■ Work to complete
Your task is to reproduce, verbatim and without pictures, the lines from the opening of the listing through the line containing "plt.rcParams['font.family'] = ['Liberation".

■ Source excerpt

★ ★ ★

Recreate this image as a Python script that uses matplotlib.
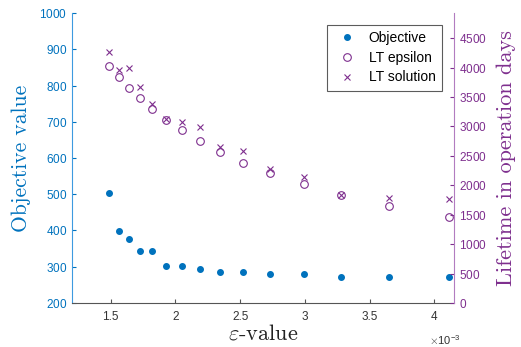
import numpy as np
import matplotlib
matplotlib.use('Agg')
import matplotlib.pyplot as plt

plt.rcParams['mathtext.fontset'] = 'cm'
plt.rcParams['axes.formatter.use_mathtext'] = True
plt.rcParams['font.family'] = ['Liberation Sans', 'DejaVu Sans']

# epsilon values (x), objective, lifetimes
eps = [1.49e-3, 1.56e-3, 1.64e-3, 1.725e-3, 1.82e-3, 1.93e-3, 2.05e-3, 2.19e-3,
       2.345e-3, 2.52e-3, 2.73e-3, 2.99e-3, 3.28e-3, 3.65e-3, 4.11e-3]
objective = [503, 399, 376, 343, 343, 303, 303, 295, 286, 286, 279, 279, 271, 271, 271]
lt_epsilon = [4029, 3847, 3659, 3484, 3297, 3110, 2934, 2752, 2570, 2383, 2202,
              2015, 1828, 1646, 1464]
lt_solution = [4272, 3961, 3989, 3671, 3377, 3121, 3075, 2995, 2655, 2587, 2270,
               2139, 1828, 1782, 1765]

blue = '#0072BD'
purple = '#7E2F8E'

fig = plt.figure(figsize=(5.21, 3.47), dpi=100)
ax = fig.add_axes([0.138, 0.127, 0.733, 0.835])
ax2 = ax.twinx()

h1, = ax.plot(eps, objective, 'o', color=blue, markersize=4, label='Objective')
h2, = ax2.plot(eps, lt_epsilon, 'o', mfc='none', mec=purple, markersize=5.5, mew=0.8, label='LT epsilon')
h3, = ax2.plot(eps, lt_solution, 'x', color=purple, markersize=4, mew=0.8, label='LT solution')

ax.set_xlim(1.2e-3, 4.15e-3)
ax.set_ylim(200, 1000)
ax2.set_ylim(0, 4925)
ax.set_xticks([1.5e-3, 2e-3, 2.5e-3, 3e-3, 3.5e-3, 4e-3])
ax.set_xticklabels(['1.5', '2', '2.5', '3', '3.5', '4'])
ax.set_yticks(np.arange(200, 1001, 100))
ax2.set_yticks(np.arange(0, 4501, 500))

for a in (ax, ax2):
    a.spines['top'].set_visible(False)
ax2.spines['left'].set_visible(False)
ax.spines['right'].set_visible(False)
ax.spines['left'].set_color('#3d9ae0')
ax2.spines['right'].set_color('#b27cc0')
ax.spines['bottom'].set_color('#555555')
ax2.spines['bottom'].set_visible(False)

ax.tick_params(axis='y', direction='in', colors=blue, labelsize=8.5, length=3)
ax.tick_params(axis='x', direction='in', colors='#555555', labelcolor='#333333', labelsize=8.5, length=3, pad=6)
ax2.tick_params(axis='y', direction='in', colors=purple, labelsize=8.5, length=3)

fig.text(0.823, 0.005, r'$\times\mathregular{10^{-3}}$', fontsize=8, color='#333333')

ax.set_ylabel('Objective value', family='cmr10', fontsize=15.5, color=blue, labelpad=6)
ax2.set_ylabel('Lifetime in operation days', family='cmr10', fontsize=16, color=purple, labelpad=7)
ax.set_xlabel(r'$\varepsilon$-value', family='cmr10', fontsize=16, color='#222222', labelpad=0)

leg = ax.legend(handles=[h1, h2, h3], loc='upper right', bbox_to_anchor=(0.969, 0.959),
                borderaxespad=0, fontsize=10, frameon=True, fancybox=False, edgecolor='#333333',
                handlelength=2.0, borderpad=0.45, labelspacing=0.4, handletextpad=0.55)
leg.get_frame().set_linewidth(0.8)

fig.savefig('out.png', dpi=100)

★ ★ ★

■ Full response
Recreate this image as a Python script that uses matplotlib.
import numpy as np
import matplotlib
matplotlib.use('Agg')
import matplotlib.pyplot as plt

plt.rcParams['mathtext.fontset'] = 'cm'
plt.rcParams['axes.formatter.use_mathtext'] = True
plt.rcParams['font.family'] = ['Liberation Sans', 'DejaVu Sans']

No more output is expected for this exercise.